Single by Unkle featuring Thom Yorke

from the album Psyence Fiction
- Released: October 12 1998
- Recorded: July 1997
- Genre: Trip hop
- Length: 6:18
- Label: Mo' Wax
- Songwriters: Thom Yorke; Josh Davis;
- Producer: Unkle

= Rabbit in Your Headlights =

"Rabbit in Your Headlights" is a song by the British electronic duo Unkle, released on their debut album, Psyence Fiction (1998). It features vocals from the Radiohead singer, Thom Yorke, who wrote it with the Unkle member Josh Davis. The music video, directed by Jonathan Glazer and starring Denis Lavant, was listed among the greatest by Rolling Stone and Pitchfork. Yorke has performed "Rabbit in Your Headlights" in solo shows and with his side project Atoms for Peace.

== Recording ==
Stereogum described "Rabbit in Your Headlights" as a "haunting deconstructed piano ballad ... a smoky jazz horror show". It was written by the Radiohead singer, Thom Yorke, and the Unkle member Josh Davis (also known as DJ Shadow), whose 1996 album Endtroducing influenced Radiohead's 1997 album OK Computer. It also contains dialogue sampled from the 1990 film Jacob's Ladder.

The Unkle member James Lavelle said Unkle originally intended to collaborate with Radiohead, but Yorke wanted to "do something completely different". According to Lavelle, after the success of OK Computer, Yorke was "able to slightly dissociate himself from what he needed to attain with Radiohead". Yorke recorded his vocals in California in 1997 while on tour with Radiohead.

==Music video==

Denis Lavant in the music video

The music video was directed by Jonathan Glazer, who had directed the videos for Radiohead's singles "Street Spirit" and "Karma Police". Glazer was unsatisfied with his "Karma Police" video, saying he had "missed emotionally and dramatically". He made the "Rabbit in Your Headlights" video as a companion, and felt he achieved what he had failed to with "Karma Police".

The video stars Denis Lavant as a man walking along a road in a tunnel, muttering. He is struck by several cars, but gets to his feet. Eventually he removes his coat and walks shirtless. A car collides with him at speed; the man remains standing, his arms outstretched, and is engulfed in smoke.
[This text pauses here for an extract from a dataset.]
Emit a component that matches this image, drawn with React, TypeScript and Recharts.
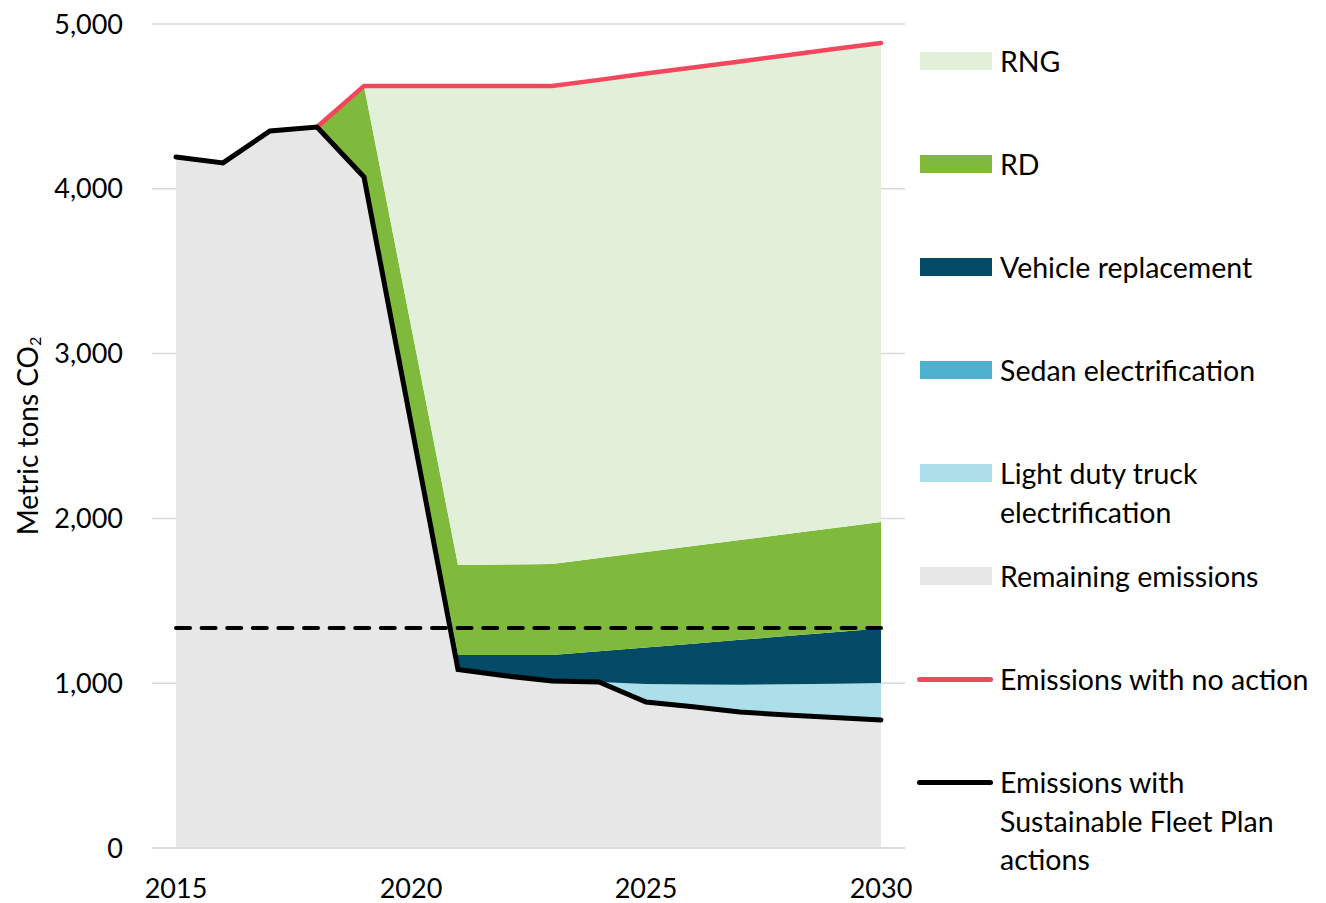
import { ComposedChart, Area, Line, XAxis, YAxis, CartesianGrid, ReferenceLine } from "recharts";

const FONT = "Lato, 'Noto Sans', sans-serif";

// values (metric tons CO2)
const years = [2015, 2016, 2017, 2018, 2019, 2020, 2021, 2022, 2023, 2024, 2025, 2026, 2027, 2028, 2029, 2030];
const remaining = [4193, 4157, 4351, 4375, 4072, 2579, 1083, 1045, 1013, 1007, 886, 857, 825, 807, 792, 777];
const lightTruck = [0, 0, 0, 0, 0, 0, 0, 0, 0, 0, 109, 135, 165, 186, 205, 224];
const sedan = [0, 0, 0, 0, 0, 0, 0, 0, 0, 0, 0, 0, 0, 0, 0, 0];
const vehicleReplacement = [0, 0, 0, 0, 0, 0, 88, 126, 158, 187, 222, 248, 273, 293, 312, 331];
const rd = [0, 0, 0, 0, 552, 591, 546, 549, 552, 565, 579, 592, 606, 619, 633, 646];
const rng = [0, 0, 0, 0, 0, 1454, 2907, 2904, 2901, 2902, 2903, 2904, 2904, 2905, 2906, 2907];
const noAction = [null, null, null, 4375, 4624, 4624, 4624, 4624, 4624, 4661, 4699, 4736, 4773, 4810, 4848, 4885];
const withPlan = [4193, 4157, 4351, 4375, 4072, 2579, 1083, 1045, 1013, 1007, 886, 857, 825, 807, 792, 777];
const TARGET = 1335;

const xTicks = [2015, 2020, 2025, 2030];
const yTicks = [0, 1000, 2000, 3000, 4000, 5000];

const data = years.map((year, i) => ({
  year,
  remaining: remaining[i],
  lightTruck: lightTruck[i],
  sedan: sedan[i],
  vehicleReplacement: vehicleReplacement[i],
  rd: rd[i],
  rng: rng[i],
  noAction: noAction[i],
  withPlan: withPlan[i],
}));

const areas = [
  { key: "remaining", color: "#E7E7E7" },
  { key: "lightTruck", color: "#ADDFEB" },
  { key: "sedan", color: "#4FB1D0" },
  { key: "vehicleReplacement", color: "#024A65" },
  { key: "rd", color: "#7FBA3D" },
  { key: "rng", color: "#E2F0D9" },
];

const legendItems = [
  { label: ["RNG"], color: "#E2F0D9", line: false },
  { label: ["RD"], color: "#7FBA3D", line: false },
  { label: ["Vehicle replacement"], color: "#024A65", line: false },
  { label: ["Sedan electrification"], color: "#4FB1D0", line: false },
  { label: ["Light duty truck", "electrification"], color: "#ADDFEB", line: false },
  { label: ["Remaining emissions"], color: "#E7E7E7", line: false },
  { label: ["Emissions with no action"], color: "#F4475E", line: true },
  { label: ["Emissions with", "Sustainable Fleet Plan", "actions"], color: "#000000", line: true },
];

const fmt = (v: number) => v.toLocaleString("en-US");

function YLabel(props: any) {
  const vb = props.viewBox;
  const cx = 19;
  const cy = vb.y + vb.height / 2;
  return (
    <text
      transform={`translate(${cx},${cy}) rotate(-90)`}
      textAnchor="middle"
      dominantBaseline="central"
      fontFamily={FONT}
      fontSize={28}
      fill="#000"
    >
      <tspan>Metric tons CO</tspan>
      <tspan fontSize={16} dy={7}>2</tspan>
    </text>
  );
}

function Legend() {
  return (
    <div style={{ position: "absolute", left: 912, top: 0, fontFamily: FONT, fontSize: 28.5, color: "#000" }}>
      {legendItems.map((item, i) => (
        <div key={i} style={{ position: "absolute", top: 34 + i * 103, left: 0, width: 400 }}>
          {item.line ? (
            <div style={{ position: "absolute", left: -3, top: 17, width: 76, height: 5, borderRadius: 3, background: item.color }} />
          ) : (
            <div style={{ position: "absolute", left: 0, top: 10, width: 72, height: 18, background: item.color }} />
          )}
          <div style={{ position: "absolute", left: 80, top: 0, lineHeight: "38.5px", whiteSpace: "nowrap" }}>
            {item.label.map((l, j) => (
              <div key={j}>{l}</div>
            ))}
          </div>
        </div>
      ))}
    </div>
  );
}

export default function App() {
  return (
    <div style={{ position: "relative", width: 1310, height: 895 }}>
      <ComposedChart
        width={1310}
        height={895}
        data={data}
        margin={{ top: 16, right: 413, left: 0, bottom: 0 }}
      >
        <CartesianGrid vertical={false} stroke="#D9D9D9" strokeWidth={1.5} />
        <XAxis
          dataKey="year"
          type="number"
          domain={[2015, 2030]}
          ticks={xTicks}
          padding={{ left: 24, right: 24 }}
          height={55}
          tickLine={false}
          tickSize={0}
          tickMargin={31}
          axisLine={{ stroke: "#D9D9D9", strokeWidth: 1.5 }}
          tick={{ fontFamily: FONT, fontSize: 27, fill: "#000" }}
        />
        <YAxis
          type="number"
          domain={[0, 5000]}
          ticks={yTicks}
          width={144}
          axisLine={false}
          tickLine={false}
          tickSize={0}
          tickMargin={29}
          tickFormatter={fmt}
          tick={{ fontFamily: FONT, fontSize: 27, fill: "#000" }}
          label={YLabel}
        />
        {areas.map((a) => (
          <Area
            key={a.key}
            dataKey={a.key}
            stackId="1"
            type="linear"
            fill={a.color}
            fillOpacity={1}
            stroke="none"
            isAnimationActive={false}
            activeDot={false}
          />
        ))}
        <ReferenceLine
          segment={[
            { x: 2015, y: TARGET },
            { x: 2030, y: TARGET },
          ]}
          stroke="#000"
          strokeWidth={4}
          strokeDasharray="14 11.6"
          strokeLinecap="round"
        />
        <Line
          dataKey="noAction"
          type="linear"
          stroke="#F4475E"
          strokeWidth={4.5}
          strokeLinecap="round"
          dot={false}
          activeDot={false}
          isAnimationActive={false}
        />
        <Line
          dataKey="withPlan"
          type="linear"
          stroke="#000"
          strokeWidth={5}
          strokeLinecap="round"
          dot={false}
          activeDot={false}
          isAnimationActive={false}
        />
      </ComposedChart>
      <Legend />
    </div>
  );
}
Pitchfork wrote that the tunnel evoked the fatal car crash of Princess Diana the previous year and "walking toward the light at the end of one's life". In 2010, Pitchfork named it the eighth-greatest video of the 1990s, writing: "Pre-millennial tension rarely got this dark; technical accomplishments rarely this re-watchable." In 2021, Rolling Stone named the video the 28th-greatest of all time, writing that it was a "prime example of sustaining a sense of mounting dread and delivering an odd yet thrilling payoff" and that Glazer had "found that Venn diagram centre of creepy and ecstatic he'd been chasing".
== Legacy ==
In 2016, Pitchfork credited "Rabbit in Your Headlights" as a "turning point" for Yorke, placing his vocals in the context of experimental electronic music for the first time and foreshadowing Radiohead's 2000 album Kid A. Covering Psyence Fiction in Stereogum for its 20th anniversary, Chris Devile wrote of "Rabbit in Your Headlights": "That's a great music video, but the song is even more of an achievement ... 'Rabbit in Your Headlights' alone makes Psyence Fiction worth remembering."

Yorke performed "Rabbit in Your Headlights" with his side project Atoms for Peace on their 2013 tour, with the bassist, Flea, reciting the Jacob's Ladder dialogue. Yorke also performed it on his 2024 solo tour Everything.